I think she would go quietly because once she leaves she's got her own professional reputation to consider and she's going to want to work for other people.

She came into journalism when she was quite young. My understanding is that her father and mother split up and – whatever it was her father did – it was viewed by her mother, Deborah, and I think Rebekah, as a terrible betrayal.

She was very, very close to her mum. Her mum used to spend a lot of time in London when Rebekah was on the News of the World and she was in daily contact by phone.

She's known as a consummate networker, but she obviously only networks with people who can get her somewhere.
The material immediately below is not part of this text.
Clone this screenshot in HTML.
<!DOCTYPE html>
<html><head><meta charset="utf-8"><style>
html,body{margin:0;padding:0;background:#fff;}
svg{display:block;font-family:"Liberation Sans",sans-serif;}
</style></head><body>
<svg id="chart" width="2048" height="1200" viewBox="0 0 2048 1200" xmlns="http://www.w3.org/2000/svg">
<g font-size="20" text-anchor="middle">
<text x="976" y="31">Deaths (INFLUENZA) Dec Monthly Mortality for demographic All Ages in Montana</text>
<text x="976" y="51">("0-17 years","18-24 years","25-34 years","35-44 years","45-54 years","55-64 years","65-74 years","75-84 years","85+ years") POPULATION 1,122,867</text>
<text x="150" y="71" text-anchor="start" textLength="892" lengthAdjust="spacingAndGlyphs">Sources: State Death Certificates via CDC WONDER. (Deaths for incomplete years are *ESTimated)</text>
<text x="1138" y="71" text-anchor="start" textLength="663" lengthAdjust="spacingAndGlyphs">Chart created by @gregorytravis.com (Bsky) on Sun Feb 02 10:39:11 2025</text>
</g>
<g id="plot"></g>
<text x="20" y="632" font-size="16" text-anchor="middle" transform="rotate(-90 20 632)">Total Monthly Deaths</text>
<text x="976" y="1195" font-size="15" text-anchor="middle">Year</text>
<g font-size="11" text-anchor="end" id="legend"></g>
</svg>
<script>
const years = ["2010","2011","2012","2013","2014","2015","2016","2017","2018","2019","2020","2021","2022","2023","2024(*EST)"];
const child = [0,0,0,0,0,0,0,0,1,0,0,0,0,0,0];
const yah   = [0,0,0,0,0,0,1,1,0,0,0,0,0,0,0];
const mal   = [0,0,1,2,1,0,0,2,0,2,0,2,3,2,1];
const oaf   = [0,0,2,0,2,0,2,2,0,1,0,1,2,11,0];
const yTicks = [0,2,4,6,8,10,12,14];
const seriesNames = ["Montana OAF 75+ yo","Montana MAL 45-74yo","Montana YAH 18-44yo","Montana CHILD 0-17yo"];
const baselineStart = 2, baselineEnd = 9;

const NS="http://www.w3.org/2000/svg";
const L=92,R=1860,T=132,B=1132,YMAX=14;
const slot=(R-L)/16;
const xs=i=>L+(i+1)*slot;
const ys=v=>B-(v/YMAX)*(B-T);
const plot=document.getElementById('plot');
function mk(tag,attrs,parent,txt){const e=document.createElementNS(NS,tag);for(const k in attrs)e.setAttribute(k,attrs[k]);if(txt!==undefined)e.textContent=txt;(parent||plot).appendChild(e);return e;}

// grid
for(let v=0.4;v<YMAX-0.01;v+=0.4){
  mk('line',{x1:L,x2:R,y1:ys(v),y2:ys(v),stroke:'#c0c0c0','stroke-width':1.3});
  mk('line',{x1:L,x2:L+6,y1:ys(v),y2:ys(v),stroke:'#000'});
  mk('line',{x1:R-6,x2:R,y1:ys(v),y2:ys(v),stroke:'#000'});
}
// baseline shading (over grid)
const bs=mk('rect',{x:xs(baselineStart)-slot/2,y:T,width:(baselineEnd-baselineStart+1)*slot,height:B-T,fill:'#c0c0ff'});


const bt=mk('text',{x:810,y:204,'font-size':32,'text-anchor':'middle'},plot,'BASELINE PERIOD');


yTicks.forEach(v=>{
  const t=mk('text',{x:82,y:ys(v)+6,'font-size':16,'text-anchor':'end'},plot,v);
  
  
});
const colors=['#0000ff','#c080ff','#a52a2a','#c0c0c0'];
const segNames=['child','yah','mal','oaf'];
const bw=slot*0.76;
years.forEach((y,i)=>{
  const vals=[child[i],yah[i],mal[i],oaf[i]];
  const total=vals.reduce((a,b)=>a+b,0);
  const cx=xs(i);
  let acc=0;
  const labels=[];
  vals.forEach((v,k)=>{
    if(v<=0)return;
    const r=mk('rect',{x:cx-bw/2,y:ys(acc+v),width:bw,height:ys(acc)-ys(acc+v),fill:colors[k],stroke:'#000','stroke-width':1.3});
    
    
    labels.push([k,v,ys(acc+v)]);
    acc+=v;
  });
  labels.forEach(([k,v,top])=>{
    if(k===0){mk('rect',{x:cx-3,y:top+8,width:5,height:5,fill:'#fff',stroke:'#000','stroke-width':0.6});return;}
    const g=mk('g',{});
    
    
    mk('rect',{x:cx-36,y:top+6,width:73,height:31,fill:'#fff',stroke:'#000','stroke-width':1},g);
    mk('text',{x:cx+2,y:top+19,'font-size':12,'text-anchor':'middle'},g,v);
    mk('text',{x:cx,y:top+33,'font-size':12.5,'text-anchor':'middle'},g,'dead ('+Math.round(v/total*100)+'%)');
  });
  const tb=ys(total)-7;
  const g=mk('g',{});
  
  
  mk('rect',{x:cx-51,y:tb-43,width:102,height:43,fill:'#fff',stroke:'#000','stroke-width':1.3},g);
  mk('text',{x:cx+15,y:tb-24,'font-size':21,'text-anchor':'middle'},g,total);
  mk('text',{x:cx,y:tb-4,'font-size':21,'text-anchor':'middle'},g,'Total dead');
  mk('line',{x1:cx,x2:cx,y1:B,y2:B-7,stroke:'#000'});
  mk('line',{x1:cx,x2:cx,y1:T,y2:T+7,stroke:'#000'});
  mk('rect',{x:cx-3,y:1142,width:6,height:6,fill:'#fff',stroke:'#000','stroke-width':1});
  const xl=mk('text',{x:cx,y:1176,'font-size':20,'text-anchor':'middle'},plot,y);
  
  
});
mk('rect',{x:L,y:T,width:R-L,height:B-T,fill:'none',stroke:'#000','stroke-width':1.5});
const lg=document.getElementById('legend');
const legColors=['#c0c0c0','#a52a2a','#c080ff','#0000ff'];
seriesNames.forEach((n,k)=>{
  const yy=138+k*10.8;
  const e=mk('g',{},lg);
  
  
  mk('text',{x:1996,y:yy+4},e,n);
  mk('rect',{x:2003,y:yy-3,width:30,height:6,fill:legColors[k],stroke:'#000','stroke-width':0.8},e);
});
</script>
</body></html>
You don't have to network with your subordinates – they do their job; otherwise you sack them."

Senior journalist who worked alongside Rebekah Brooks at the NOTW

"My own experiences of Rebekah Wade have been perfectly good. When she became editor of the News of the World she didn't want to do a theatre column and got rid of me, which she was perfectly entitled to do.

Then she became editor of The Sun and decided that she did want to do a theatre column and made me theatre critic of The Sun.
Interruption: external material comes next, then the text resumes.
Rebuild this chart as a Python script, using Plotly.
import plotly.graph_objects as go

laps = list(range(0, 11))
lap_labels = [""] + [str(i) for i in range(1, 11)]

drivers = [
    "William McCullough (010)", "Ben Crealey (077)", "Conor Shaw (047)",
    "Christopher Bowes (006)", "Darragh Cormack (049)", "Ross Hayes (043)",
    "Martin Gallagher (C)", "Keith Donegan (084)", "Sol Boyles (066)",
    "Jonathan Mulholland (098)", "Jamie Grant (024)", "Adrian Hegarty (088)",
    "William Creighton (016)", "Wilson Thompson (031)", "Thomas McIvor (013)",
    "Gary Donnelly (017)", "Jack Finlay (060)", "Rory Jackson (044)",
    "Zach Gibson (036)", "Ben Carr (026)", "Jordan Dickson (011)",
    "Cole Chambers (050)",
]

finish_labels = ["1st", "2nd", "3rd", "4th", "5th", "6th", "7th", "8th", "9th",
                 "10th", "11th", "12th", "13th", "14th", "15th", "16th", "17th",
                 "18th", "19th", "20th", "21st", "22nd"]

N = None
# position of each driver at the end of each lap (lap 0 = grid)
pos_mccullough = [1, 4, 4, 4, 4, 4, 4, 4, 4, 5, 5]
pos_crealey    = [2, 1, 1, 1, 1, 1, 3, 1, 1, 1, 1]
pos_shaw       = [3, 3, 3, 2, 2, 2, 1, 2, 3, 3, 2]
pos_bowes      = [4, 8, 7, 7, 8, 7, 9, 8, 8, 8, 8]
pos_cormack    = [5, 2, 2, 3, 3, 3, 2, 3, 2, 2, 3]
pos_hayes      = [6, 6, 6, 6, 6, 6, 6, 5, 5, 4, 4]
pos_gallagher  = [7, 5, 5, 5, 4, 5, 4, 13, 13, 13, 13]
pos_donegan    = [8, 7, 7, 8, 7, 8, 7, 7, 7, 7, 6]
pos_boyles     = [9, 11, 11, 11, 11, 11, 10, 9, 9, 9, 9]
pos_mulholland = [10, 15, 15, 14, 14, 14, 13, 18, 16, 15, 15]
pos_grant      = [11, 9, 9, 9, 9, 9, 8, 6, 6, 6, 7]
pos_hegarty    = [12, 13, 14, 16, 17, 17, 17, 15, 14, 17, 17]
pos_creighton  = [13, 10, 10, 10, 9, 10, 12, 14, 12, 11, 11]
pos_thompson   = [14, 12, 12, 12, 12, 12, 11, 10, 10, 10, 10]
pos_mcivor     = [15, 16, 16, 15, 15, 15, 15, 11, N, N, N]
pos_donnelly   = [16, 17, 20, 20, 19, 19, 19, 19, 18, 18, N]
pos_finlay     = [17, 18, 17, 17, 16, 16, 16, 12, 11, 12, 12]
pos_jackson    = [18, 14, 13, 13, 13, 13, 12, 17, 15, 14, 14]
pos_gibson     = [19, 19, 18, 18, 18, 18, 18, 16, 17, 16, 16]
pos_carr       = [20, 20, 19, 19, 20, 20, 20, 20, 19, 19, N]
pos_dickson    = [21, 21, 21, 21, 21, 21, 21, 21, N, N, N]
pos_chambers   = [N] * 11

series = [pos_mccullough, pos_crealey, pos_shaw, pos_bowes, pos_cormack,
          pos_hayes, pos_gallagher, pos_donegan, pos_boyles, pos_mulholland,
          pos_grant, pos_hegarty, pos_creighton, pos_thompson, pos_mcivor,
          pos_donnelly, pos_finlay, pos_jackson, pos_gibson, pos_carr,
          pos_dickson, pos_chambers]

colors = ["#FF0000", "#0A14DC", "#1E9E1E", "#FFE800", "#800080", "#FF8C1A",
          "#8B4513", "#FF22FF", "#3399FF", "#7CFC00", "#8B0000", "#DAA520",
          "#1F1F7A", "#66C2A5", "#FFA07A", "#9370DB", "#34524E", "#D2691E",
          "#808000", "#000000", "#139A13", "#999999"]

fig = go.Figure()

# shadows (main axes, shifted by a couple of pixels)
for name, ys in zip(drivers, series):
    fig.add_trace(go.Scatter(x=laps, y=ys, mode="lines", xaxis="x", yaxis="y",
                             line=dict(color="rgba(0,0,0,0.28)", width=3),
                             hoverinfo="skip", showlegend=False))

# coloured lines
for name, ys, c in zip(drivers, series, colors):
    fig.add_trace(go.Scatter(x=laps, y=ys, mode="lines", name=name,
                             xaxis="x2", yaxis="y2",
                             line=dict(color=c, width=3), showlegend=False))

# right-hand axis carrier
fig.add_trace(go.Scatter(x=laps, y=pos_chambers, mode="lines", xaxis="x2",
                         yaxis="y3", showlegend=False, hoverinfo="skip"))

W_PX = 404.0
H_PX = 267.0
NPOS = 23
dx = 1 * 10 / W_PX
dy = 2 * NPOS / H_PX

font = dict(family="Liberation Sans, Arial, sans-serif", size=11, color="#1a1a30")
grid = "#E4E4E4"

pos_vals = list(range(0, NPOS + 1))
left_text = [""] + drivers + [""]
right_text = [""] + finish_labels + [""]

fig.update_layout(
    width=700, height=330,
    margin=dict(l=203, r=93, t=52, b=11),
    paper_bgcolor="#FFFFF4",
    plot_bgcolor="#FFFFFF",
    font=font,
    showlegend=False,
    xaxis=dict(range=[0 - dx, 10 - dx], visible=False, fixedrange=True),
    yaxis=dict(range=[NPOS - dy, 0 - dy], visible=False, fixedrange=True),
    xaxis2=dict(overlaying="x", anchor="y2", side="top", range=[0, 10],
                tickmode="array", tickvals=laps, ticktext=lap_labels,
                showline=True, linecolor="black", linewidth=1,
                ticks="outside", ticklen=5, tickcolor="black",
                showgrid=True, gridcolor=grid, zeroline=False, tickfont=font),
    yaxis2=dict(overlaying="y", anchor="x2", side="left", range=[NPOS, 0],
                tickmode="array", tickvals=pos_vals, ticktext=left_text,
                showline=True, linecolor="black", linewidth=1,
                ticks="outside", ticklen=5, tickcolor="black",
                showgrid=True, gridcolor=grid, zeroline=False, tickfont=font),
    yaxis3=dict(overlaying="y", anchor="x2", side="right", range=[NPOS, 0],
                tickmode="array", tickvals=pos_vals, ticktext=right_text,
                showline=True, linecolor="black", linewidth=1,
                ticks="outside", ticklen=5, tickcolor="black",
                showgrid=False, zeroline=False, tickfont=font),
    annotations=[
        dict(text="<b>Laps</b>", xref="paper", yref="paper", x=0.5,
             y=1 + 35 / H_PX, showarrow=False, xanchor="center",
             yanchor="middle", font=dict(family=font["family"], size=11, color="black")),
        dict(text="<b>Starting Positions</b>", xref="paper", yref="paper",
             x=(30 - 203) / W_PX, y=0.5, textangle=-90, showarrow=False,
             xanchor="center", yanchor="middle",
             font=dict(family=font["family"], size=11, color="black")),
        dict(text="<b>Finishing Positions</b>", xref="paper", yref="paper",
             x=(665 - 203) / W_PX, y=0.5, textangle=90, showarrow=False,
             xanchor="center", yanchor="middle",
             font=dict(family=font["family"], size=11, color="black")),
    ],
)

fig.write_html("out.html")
In all, I had no complaints. They treated my copy properly and then she called me in a couple of times and asked me to do a couple of things for her that I had a particular skill for, or she thought I did.

So I had a perfectly good relationship with her and she was, I found, very easy to deal with. But of course that's quite often the case when you're a freelancer and you're not in the office every day."

Bill Hagerty, former theatre critic at the NOTW

The supporting players who have moved centre stage

Hugh Grant

The romcom star turned figurehead for hacking victims has been especially vocal in his criticism of politicians and their inability to stand up to Rupert Murdoch. Grant took the fight to the tabloids when he visited ex-News of the World staffer Paul McMullan at his Dover pub and recorded the former reporter alleging that Brooks "absolutely" knew hacking was going on.

Tom Watson

The Labour MP for Bromwich East has been fighting to publicise phone-hacking for years. As part of the Commons Culture, Media and Sport Select Committee, he interviewed News International executives and Andy Coulson. On Wednesday he used parliamentary privilege to accuse News International of entering the criminal underworld.

Lady Buscombe

The Tory chair of the Press Complaints Commission has had to announce that a 2009 investigation the PCC carried out into phone-hacking was compromised by the fact the NOTW did not tell the truth. David Cameron has called for the PCC to be scrapped and replaced with a new independent body, separate from the industry and government.

Simon Greenberg

As director of corporate affairs for News International, Greenberg represents the company's interests in public. Formerly communications director at Chelsea FC, and briefly a sports editor at the NOTW, he was brought on board by Brooks earlier this year. He was responsible for setting up a compensation fund for victims of phone-hacking.

David Wooding

The News of the World's chief political editor, who is well-liked by both News International executives and reporters. He became a shop steward for staff, appearing on television and radio stating that the majority of those at risk of job losses were not involved in phone-hacking. The Liverpudlian said staff were "devastated" following Rebekah Brooks's announcement.

Paul McMullan

The former NOTW reporter has been one of few to own up to hacking phones and claimed that it was widespread at the paper. A Newsnight appearance on Friday, with Steve Coogan and Will Self, went against him, with Coogan calling him "a risible individual" and Self describing him as "marvellously rat-like".